Paramedics, emergency care assistants, call handlers and other staff will stage pickets at many NHS Trusts. This is the second such strike after ambulance workers walked out at the end of last year.

Workers across the ambulance services and some NHS Trusts have voted to strike over the Government’s imposed 4 per cent pay award - which the unions claim is a 'massive real terms pay cut'. 

Rachel Harrison, GMB National Secretary, said:  'Ambulance workers across England and Wales will go on strike for the second time.

'GMB cancelled a planned strike over the Christmas period to say thank you to the public for their incredible support. 

'It also allowed time for the Government to talk to us about pay, but ministers have dithered and postured, wasting valuable time. 

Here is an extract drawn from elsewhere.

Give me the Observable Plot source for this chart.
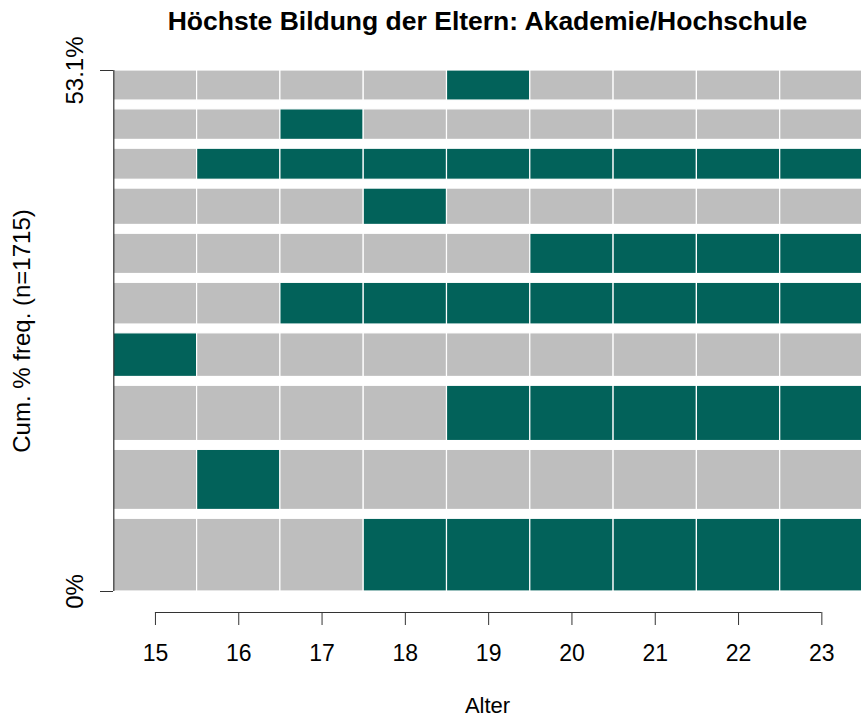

'To end this dispute, GMB needs a concrete offer to help resolve the NHS’s crushing recruitment and retention crisis. 

'The public expects the Government to treat this dispute seriously – it's time they got on with it.'

Ambulance workers from West Devon joined a picket line today for their last one-day strike near Derriford Hospital in Plymouth, calling on the Government to take action over the large numbers of delays in ambulance response times.

Strikers said one in three paramedics have seen deaths due to delays in transferring patients to hospitals and that half of ambulance trusts have ambulance workers using food banks.

Tavistock paramedic Simon Young manned the last picket line and said at the time: 'This strike is less about pay and more about working conditions which mean we are having to act more as nurses than emergency acute response workers. We spend far too much time looking after acutely ill patients in ambulances waiting to transfer them to hospital. The situation has gone too far and is about mismanagement of the whole of the wider NHS and social care.'

NHS leaders have previously warned patient safety cannot be guaranteed due to the strikes, which include phone call handlers.

NHS hospital trusts have agreed protocols with ambulance trusts on strikers continuing to respond to life threatening situations. Striking crews did leave picket lines to attend critical incidents during the first strike.

South Western Ambulance Service has advised people to only call 999 if a patient is in a medical or mental health emergency (when seriously ill or injured and their life is at risk).